Edward Carl “Eddie” Gaedel (June 8, 1925 – June 18, 1961), born in Chicago, Illinois, was an American midget who was noted for participating in a Major League Baseball game. Just 3’7″ tall and weighing 65 pounds, he gained immortality in the second game of a doubleheader on August 19, 1951. He was signed by the St. Louis Browns and put in uniform as a publicity stunt by Browns owner and showman Bill Veeck. After popping out of a cake between games of a doubleheader to celebrate the American League’s 50th anniversary, Gaedel entered the game between the Browns and Detroit Tigers as a pinch-hitter for Frank Saucier. Immediately, umpire Ed Hurley called for Browns manager Zack Taylor. Veeck and Taylor had the foresight to have a copy of Gaedel’s contract on hand.

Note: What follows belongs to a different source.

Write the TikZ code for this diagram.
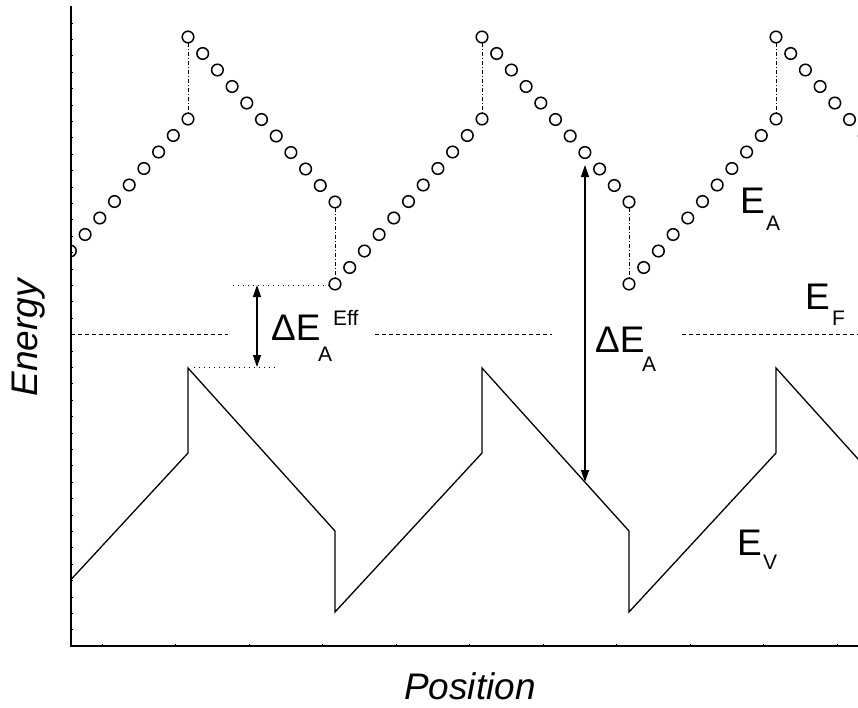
\documentclass[tikz,border=0pt]{standalone}
\usepackage{fontspec}
\setmainfont{Liberation Sans}
\usetikzlibrary{arrows.meta}
\begin{document}
\begin{tikzpicture}[x=1pt,y=-1pt,
  band/.style={line width=1.3pt, line join=miter},
  circ/.style={line width=1.5pt},
  dashdot/.style={line width=1pt, dash pattern=on 4pt off 2pt on 1pt off 2pt},
  fermi/.style={line width=0.9pt, dash pattern=on 4pt off 3pt},
  dotline/.style={line width=1pt, dash pattern=on 1.2pt off 3.8pt},
  axis/.style={line width=2pt},
  tick/.style={line width=0.4pt},
  arr/.style={line width=1.3pt, {Triangle[length=12pt,width=8pt]}-{Triangle[length=12pt,width=8pt]}},
  big/.style={font=\fontsize{37}{37}\selectfont, inner sep=0pt, anchor=base west},
  small/.style={font=\fontsize{21}{21}\selectfont, inner sep=0pt, anchor=base west}]
\useasboundingbox (0,0) rectangle (858,707);
\begin{scope}
  \clip (71,0) rectangle (858,707);
  % conduction band (circles)
  \foreach \k in {-1,0,1,2}{
    \foreach \i in {0,...,10}{
      \draw[circ] ({188+294*\k+14.7*\i},{37+16.5*\i}) circle (5.8pt);
      \draw[circ] ({335+294*\k+14.7*\i},{284-16.5*\i}) circle (5.8pt);
    }
    \draw[dashdot] ({188+294*\k},43) -- ({188+294*\k},113);
    \draw[dashdot] ({335+294*\k},208) -- ({335+294*\k},278);
  }
  % valence band
  \draw[band] (41,612) -- (188,453) -- (188,368) -- (335,531) -- (335,612)
    -- (482,453) -- (482,368) -- (629,531) -- (629,612) -- (776,453)
    -- (776,368) -- (923,531);
\end{scope}
% Fermi level
\draw[fermi] (71,334) -- (228,334);
\draw[fermi] (375,334) -- (552,334);
\draw[fermi] (682,334) -- (858,334);
% effective barrier
\coordinate (efftop) at (257,285);
\coordinate (effbot) at (257,367);
\draw[dotline] (233,285) -- (329,285);
\draw[dotline] (194,367) -- (275,367);
\draw[arr] (efftop) -- (effbot);
\coordinate (atop) at (585,165);
\coordinate (abot) at (585,482);
\draw[arr] (atop) -- (abot);
% axes
\draw[axis] (71,6) -- (71,646) -- (858,646);
\foreach \t in {0,...,10}{\draw[tick] ({101.7+73.5*\t},646) -- ++(0,-2.5);}
\foreach \t in {1,...,38}{\draw[tick] (71,{646-16.4*\t}) -- ++(2,0);}
% labels
\node[big] (dEeff) at (271,340) {ΔE};
\node[small] (dEeffA) at (318,361) {A};
\node[small] (dEeffsup) at (333,325) {Eff};
\node[big] (dEA) at (595,352) {ΔE};
\node[small] (dEAA) at (642,371) {A};
\node[big] (EA) at (740,213) {E};
\node[small] (EAA) at (766,230) {A};
\node[big] (EF) at (805,309) {E};
\node[small] (EFF) at (832,325) {F};
\node[big] (EV) at (737,555) {E};
\node[small] (EVV) at (763,569) {V};
\node[font=\fontsize{37}{37}\selectfont\itshape, inner sep=0pt, anchor=base] (pos) at (470,699) {Position};
\node[font=\fontsize{37}{37}\selectfont\itshape, inner sep=0pt, anchor=base, rotate=90] (en) at (37,338) {Energy};
\end{tikzpicture}
\end{document}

The contract was filed late in the day on August 17. Veeck knew the league office would summarily approve the contract upon receipt and that it would not be scrutinized until Monday, August 20. Upon reading the contract, Hurley motioned for Gaedel to take his place in the batter’s box.
With Bob Cain on the mound, Gaedel crouched with bat in hand. Cain delivered four consecutive balls. Gaedel took his base and was replaced by pinch-runner Jim Delsing. The Tigers went on to win the game 6-2.
Some decried Veeck for making a mockery of the game. Others claim the event ruined Gaedel’s life; he later became a heavy drinker and died of a heart attack after being mugged in Chicago in 1961. He was just 36 years old.
Gaedel is mentioned in Terry Cashman’s song homage to 1950’s baseball “Willie, Mickey, and the Duke”.